Dahlan menambahkan, aparat keamanan tidak bisa diam ketika ada benih-benih yang akan mengganggu dan merusak moderasi beragama.
“Aparat keamanan harus tegas jika ada benih intoleransi. Jika dibiarkan, benih itu akan tumbuh sekaligus dapat merusak kebhinekaan dan keutuhan Negara Kesatuan Republik Indonesia (NKRI). Sebab, taruhannya adalah keutuhan NKRI,” tegasnya.
Menurut Dahlan, benih-benih intoleransi dan ekstremisme agama khususnya di Kabupaten Pamekasan sudah terlihat dan terang. Namun aparat keamanan menutup mata. Misalnya, menilai orang yang tidak sama dalam pemahaman agama, distigma kafir dan murtad.
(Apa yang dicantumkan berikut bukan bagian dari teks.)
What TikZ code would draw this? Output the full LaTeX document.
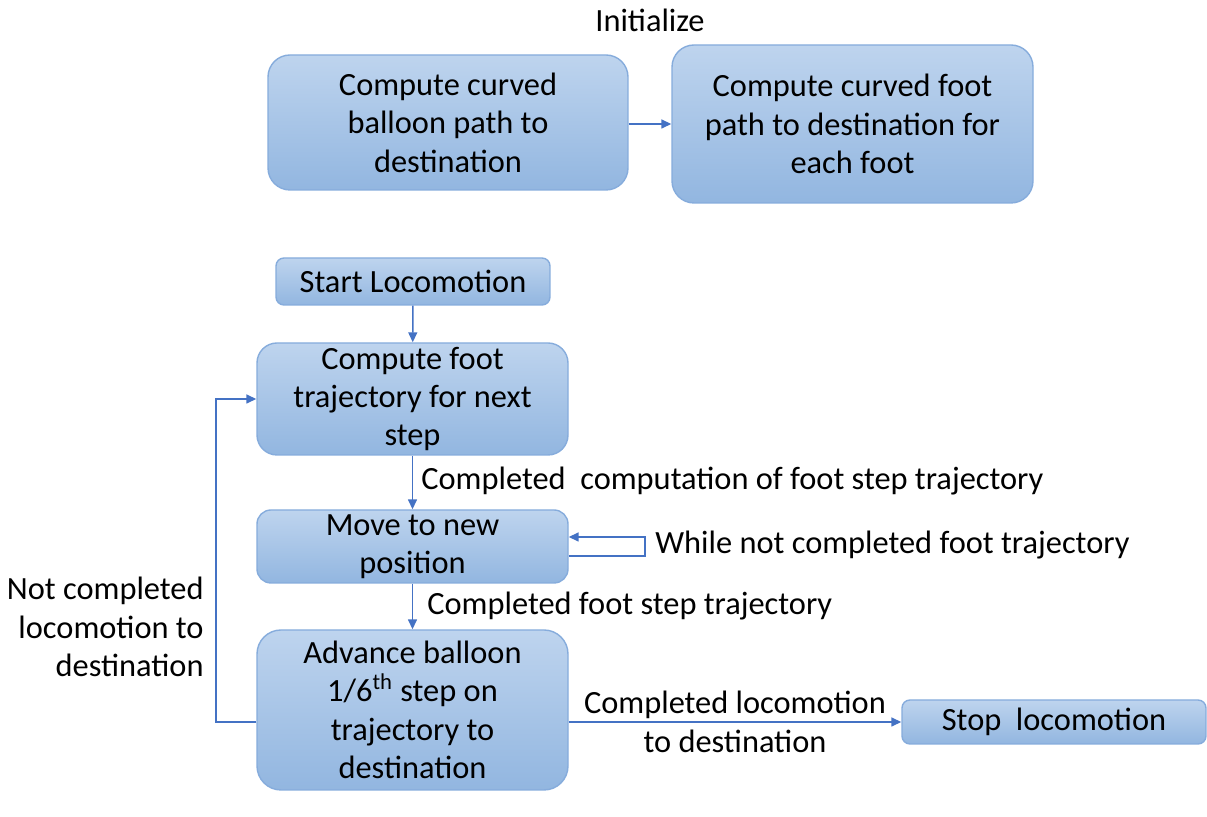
\documentclass[tikz,border=0pt]{standalone}
\usepackage{fontspec}
\setmainfont{Carlito}
\usepackage{xcolor}
\usepackage{tikz}
\usetikzlibrary{arrows.meta}
\usetikzlibrary{calc}
\definecolor{boxtop}{RGB}{190,212,238}
\definecolor{boxbot}{RGB}{146,182,224}
\definecolor{boxline}{RGB}{134,172,220}
\definecolor{arrline}{RGB}{68,114,196}

\begin{document}
\begin{tikzpicture}[x=0.5pt, y=-0.5pt,
  every node/.style={font=\fontsize{16.2}{19.2}\selectfont, align=center, inner sep=0pt},
  flowbox/.style={draw=boxline, line width=0.7pt, top color=boxtop, bottom color=boxbot, rounded corners=#1},
  flowbox/.default=10pt,
  arr/.style={draw=arrline, line width=0.75pt, -{Triangle[length=5pt, width=4.5pt]}},
  lab/.style={anchor=west}]
\useasboundingbox (0,0) rectangle (1207,817);
\node (init) at (650,20) {Initialize};
\node[flowbox=11pt, minimum width=180pt, minimum height=67.5pt] (balloon) at (448,122.5) {Compute curved\\balloon path to\\destination};
\node[flowbox=11pt, minimum width=180.5pt, minimum height=79pt] (footpath) at (852.5,124) {Compute curved foot\\path to destination for\\each foot};
\node[flowbox=4pt, minimum width=137pt, minimum height=23.5pt] (start) at (413,281.5) {Start Locomotion};
\node[flowbox, minimum width=155.5pt, minimum height=56pt] (foottraj) at (412.5,399) {Compute foot\\trajectory for next\\step};
\node[flowbox=7pt, minimum width=155.5pt, minimum height=36.5pt] (move) at (412.5,546.5) {Move to new\\position};
\node[flowbox=12pt, minimum width=155.5pt, minimum height=80pt] (advance) at (412.5,710) {Advance balloon\\1/6\textsuperscript{th} step on\\trajectory to\\destination};
\node[flowbox=4pt, minimum width=152pt, minimum height=22pt] (stop) at (1054,722) {Stop\ \ locomotion};
\draw[arr] (balloon.east |- footpath.west) -- (footpath.west);
\draw[arr] (start) -- (foottraj);
\draw[arr] (foottraj) -- (move);
\draw[arr] (move) -- (advance);
\node[lab] (lab1) at (421,481) {Completed\ \ computation of foot step trajectory};
\node[lab] (lab2) at (427,606) {Completed foot step trajectory};
% self loop on move
\coordinate (loopa) at (645,556);
\coordinate (loopb) at (645,537);
\draw[arr] (move.east |- loopa) -- (loopa) -- (loopb) -- (move.east |- loopb);
\node[lab] (lab3) at (655,545) {While not completed foot trajectory};
% back to next step
\coordinate (back) at (216,722);
\draw[arr] (advance.west |- back) -- (back) |- (foottraj.west);
\node[anchor=east, align=right] (lab4) at (204,627) {Not completed\\locomotion to\\destination};
\draw[arr] (advance.east |- stop) -- (stop.west);
\node (lab5) at (735,722) {Completed locomotion\\to destination};
\end{tikzpicture}
\end{document}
“Takfiri dan pemurtadan sesama muslim itu, bagian dari benih ekstremisme agama. Pada puncaknya, pemahaman seperti ini menjadi terorisme,” pungkasnya.
Sementara itu, Katib Syuriah PCNU Pamekasan, Abdul Bari mengatakan, penyebutan mukmin dan kafir itu ada di ranah privat teologis masing-masing agama. Bagi orang Islam, non-muslim itu kafir, begitu juga sebaliknya.
“Tetapi, idiom ini tidak berlaku di ranah publik (mu’âmalah wathaniyah). Semua adalah warga negara yang berkedudukan sederajat,” ucap Abdul Bari.
Abdul Bari yang akrab disapa Kiai Katib itu menjelaskan, Rasulullah SAW pada pada saat mendirikan negara Madinah, kaum Muslim dan Yahudi dengan beragam suku dan agama lainnya disebut sebagai Ummatan Wahidah. Dalam konteks bernegara saat ini, ketika ada pemerintah menyampaikan program yang berkaitan dengan istilah non-muslim dan kafir, penting dilihat dulu konteksnya.
“Namun, dalam konteks pengajaran agama, Islam khususnya, yang disampaikan kepada orang Islam dan mengutip ayat Alquran, kata kafir sifatnya mutlak dan tidak boleh diganti dengan kalimat non-muslim,” tukas Kiai Katib.